> _Requirements_: Give back exactly the lines from the beginning of the listing below to the line holding "18, 19, 20];", both ends included; the pictures stay out.

> _Raw data_:
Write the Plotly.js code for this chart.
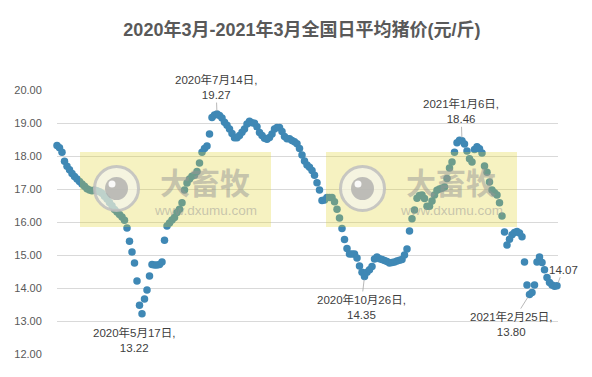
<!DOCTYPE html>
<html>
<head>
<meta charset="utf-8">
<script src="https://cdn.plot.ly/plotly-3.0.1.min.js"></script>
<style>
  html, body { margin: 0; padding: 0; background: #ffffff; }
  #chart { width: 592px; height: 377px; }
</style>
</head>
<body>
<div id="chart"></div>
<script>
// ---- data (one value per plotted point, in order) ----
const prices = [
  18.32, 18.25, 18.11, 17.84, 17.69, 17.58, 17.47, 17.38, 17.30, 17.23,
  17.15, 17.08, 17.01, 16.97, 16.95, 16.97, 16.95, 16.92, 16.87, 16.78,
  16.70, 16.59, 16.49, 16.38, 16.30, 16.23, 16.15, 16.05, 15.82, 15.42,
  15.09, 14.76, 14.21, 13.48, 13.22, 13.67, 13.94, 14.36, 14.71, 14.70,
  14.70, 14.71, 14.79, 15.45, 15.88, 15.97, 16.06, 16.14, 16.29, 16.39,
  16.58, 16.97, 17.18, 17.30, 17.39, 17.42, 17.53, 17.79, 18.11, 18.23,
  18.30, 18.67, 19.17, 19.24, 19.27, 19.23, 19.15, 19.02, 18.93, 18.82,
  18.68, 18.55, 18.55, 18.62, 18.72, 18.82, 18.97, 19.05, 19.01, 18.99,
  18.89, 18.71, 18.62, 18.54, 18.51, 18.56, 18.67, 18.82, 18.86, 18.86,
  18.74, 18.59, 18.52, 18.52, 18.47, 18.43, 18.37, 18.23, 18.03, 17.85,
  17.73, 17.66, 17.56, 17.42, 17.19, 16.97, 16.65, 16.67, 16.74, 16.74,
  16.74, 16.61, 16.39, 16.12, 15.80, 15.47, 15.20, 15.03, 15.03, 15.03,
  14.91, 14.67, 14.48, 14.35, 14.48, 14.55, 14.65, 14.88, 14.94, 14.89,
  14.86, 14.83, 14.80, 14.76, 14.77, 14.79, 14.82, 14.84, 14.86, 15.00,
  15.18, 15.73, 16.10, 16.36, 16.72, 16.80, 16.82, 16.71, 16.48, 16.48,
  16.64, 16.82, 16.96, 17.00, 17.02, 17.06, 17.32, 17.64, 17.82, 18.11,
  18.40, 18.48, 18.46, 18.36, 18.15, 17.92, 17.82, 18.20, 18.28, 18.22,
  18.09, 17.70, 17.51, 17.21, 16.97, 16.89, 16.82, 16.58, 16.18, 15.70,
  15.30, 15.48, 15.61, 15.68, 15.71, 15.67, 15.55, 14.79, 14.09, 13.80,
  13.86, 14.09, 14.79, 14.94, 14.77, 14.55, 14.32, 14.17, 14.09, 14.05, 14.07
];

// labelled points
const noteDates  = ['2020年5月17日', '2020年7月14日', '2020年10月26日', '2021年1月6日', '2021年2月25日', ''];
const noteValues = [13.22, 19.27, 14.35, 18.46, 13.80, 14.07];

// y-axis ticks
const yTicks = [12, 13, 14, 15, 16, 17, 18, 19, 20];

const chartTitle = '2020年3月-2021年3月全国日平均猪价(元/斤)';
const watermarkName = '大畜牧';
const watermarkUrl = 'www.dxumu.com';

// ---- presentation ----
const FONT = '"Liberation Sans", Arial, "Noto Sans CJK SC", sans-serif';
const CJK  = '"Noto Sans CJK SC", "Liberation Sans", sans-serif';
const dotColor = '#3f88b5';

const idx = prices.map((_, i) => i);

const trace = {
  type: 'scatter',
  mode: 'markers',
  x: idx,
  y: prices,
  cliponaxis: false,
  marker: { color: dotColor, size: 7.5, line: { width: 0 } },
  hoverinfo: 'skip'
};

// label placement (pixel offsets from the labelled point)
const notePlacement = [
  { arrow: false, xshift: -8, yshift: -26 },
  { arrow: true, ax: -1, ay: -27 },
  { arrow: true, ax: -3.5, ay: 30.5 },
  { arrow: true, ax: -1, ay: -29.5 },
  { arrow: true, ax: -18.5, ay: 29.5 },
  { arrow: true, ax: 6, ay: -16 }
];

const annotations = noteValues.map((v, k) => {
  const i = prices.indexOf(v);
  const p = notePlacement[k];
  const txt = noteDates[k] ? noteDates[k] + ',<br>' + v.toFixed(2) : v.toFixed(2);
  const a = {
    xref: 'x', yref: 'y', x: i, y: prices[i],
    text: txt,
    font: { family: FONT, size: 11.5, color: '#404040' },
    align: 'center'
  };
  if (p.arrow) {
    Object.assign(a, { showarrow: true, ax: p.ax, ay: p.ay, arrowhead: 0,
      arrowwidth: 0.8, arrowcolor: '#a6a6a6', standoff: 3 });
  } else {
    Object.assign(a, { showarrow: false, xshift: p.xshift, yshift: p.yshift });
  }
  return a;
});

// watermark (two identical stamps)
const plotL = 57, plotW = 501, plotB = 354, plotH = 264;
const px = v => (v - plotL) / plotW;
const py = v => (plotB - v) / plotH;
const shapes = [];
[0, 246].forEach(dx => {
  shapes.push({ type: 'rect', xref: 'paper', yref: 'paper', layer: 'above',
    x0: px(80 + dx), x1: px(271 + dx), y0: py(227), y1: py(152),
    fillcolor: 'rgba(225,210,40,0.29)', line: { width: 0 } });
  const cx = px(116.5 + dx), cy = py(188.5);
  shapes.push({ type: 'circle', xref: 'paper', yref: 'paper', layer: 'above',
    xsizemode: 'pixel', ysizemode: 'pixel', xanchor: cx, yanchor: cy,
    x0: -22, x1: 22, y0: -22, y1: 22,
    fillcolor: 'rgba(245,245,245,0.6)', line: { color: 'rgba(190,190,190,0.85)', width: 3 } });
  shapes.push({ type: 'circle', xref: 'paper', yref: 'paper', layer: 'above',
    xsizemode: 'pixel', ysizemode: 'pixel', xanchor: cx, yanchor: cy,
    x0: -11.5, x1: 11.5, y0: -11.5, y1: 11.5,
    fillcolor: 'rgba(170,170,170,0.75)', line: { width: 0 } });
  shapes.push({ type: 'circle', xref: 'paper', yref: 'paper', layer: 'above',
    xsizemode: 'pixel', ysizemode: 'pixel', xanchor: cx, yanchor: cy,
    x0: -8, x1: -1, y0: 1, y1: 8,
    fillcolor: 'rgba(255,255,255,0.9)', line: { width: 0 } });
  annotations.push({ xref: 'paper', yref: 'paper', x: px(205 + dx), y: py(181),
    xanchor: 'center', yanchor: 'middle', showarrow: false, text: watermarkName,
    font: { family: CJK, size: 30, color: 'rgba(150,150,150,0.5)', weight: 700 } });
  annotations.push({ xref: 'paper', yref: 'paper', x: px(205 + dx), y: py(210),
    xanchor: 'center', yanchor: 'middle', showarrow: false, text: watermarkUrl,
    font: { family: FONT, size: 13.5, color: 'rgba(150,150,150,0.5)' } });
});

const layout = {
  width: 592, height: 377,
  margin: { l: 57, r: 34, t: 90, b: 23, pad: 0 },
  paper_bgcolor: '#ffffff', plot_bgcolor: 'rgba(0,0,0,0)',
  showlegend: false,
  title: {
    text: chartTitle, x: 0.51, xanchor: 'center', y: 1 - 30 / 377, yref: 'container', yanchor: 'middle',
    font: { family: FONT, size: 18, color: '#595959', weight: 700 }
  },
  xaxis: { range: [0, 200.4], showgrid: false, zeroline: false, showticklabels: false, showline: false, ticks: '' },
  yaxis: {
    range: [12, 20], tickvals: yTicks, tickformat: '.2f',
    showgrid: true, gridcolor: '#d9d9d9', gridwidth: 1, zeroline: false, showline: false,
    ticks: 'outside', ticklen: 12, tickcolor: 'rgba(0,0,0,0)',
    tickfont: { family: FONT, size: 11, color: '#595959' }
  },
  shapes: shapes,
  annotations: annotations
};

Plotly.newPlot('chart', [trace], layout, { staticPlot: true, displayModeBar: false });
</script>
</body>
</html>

> _Expected output_:
Write the Plotly.js code for this chart.
<!DOCTYPE html>
<html>
<head>
<meta charset="utf-8">
<script src="https://cdn.plot.ly/plotly-3.0.1.min.js"></script>
<style>
  html, body { margin: 0; padding: 0; background: #ffffff; }
  #chart { width: 592px; height: 377px; }
</style>
</head>
<body>
<div id="chart"></div>
<script>
// ---- data (one value per plotted point, in order) ----
const prices = [
  18.32, 18.25, 18.11, 17.84, 17.69, 17.58, 17.47, 17.38, 17.30, 17.23,
  17.15, 17.08, 17.01, 16.97, 16.95, 16.97, 16.95, 16.92, 16.87, 16.78,
  16.70, 16.59, 16.49, 16.38, 16.30, 16.23, 16.15, 16.05, 15.82, 15.42,
  15.09, 14.76, 14.21, 13.48, 13.22, 13.67, 13.94, 14.36, 14.71, 14.70,
  14.70, 14.71, 14.79, 15.45, 15.88, 15.97, 16.06, 16.14, 16.29, 16.39,
  16.58, 16.97, 17.18, 17.30, 17.39, 17.42, 17.53, 17.79, 18.11, 18.23,
  18.30, 18.67, 19.17, 19.24, 19.27, 19.23, 19.15, 19.02, 18.93, 18.82,
  18.68, 18.55, 18.55, 18.62, 18.72, 18.82, 18.97, 19.05, 19.01, 18.99,
  18.89, 18.71, 18.62, 18.54, 18.51, 18.56, 18.67, 18.82, 18.86, 18.86,
  18.74, 18.59, 18.52, 18.52, 18.47, 18.43, 18.37, 18.23, 18.03, 17.85,
  17.73, 17.66, 17.56, 17.42, 17.19, 16.97, 16.65, 16.67, 16.74, 16.74,
  16.74, 16.61, 16.39, 16.12, 15.80, 15.47, 15.20, 15.03, 15.03, 15.03,
  14.91, 14.67, 14.48, 14.35, 14.48, 14.55, 14.65, 14.88, 14.94, 14.89,
  14.86, 14.83, 14.80, 14.76, 14.77, 14.79, 14.82, 14.84, 14.86, 15.00,
  15.18, 15.73, 16.10, 16.36, 16.72, 16.80, 16.82, 16.71, 16.48, 16.48,
  16.64, 16.82, 16.96, 17.00, 17.02, 17.06, 17.32, 17.64, 17.82, 18.11,
  18.40, 18.48, 18.46, 18.36, 18.15, 17.92, 17.82, 18.20, 18.28, 18.22,
  18.09, 17.70, 17.51, 17.21, 16.97, 16.89, 16.82, 16.58, 16.18, 15.70,
  15.30, 15.48, 15.61, 15.68, 15.71, 15.67, 15.55, 14.79, 14.09, 13.80,
  13.86, 14.09, 14.79, 14.94, 14.77, 14.55, 14.32, 14.17, 14.09, 14.05, 14.07
];

// labelled points
const noteDates  = ['2020年5月17日', '2020年7月14日', '2020年10月26日', '2021年1月6日', '2021年2月25日', ''];
const noteValues = [13.22, 19.27, 14.35, 18.46, 13.80, 14.07];

// y-axis ticks
const yTicks = [12, 13, 14, 15, 16, 17, 18, 19, 20];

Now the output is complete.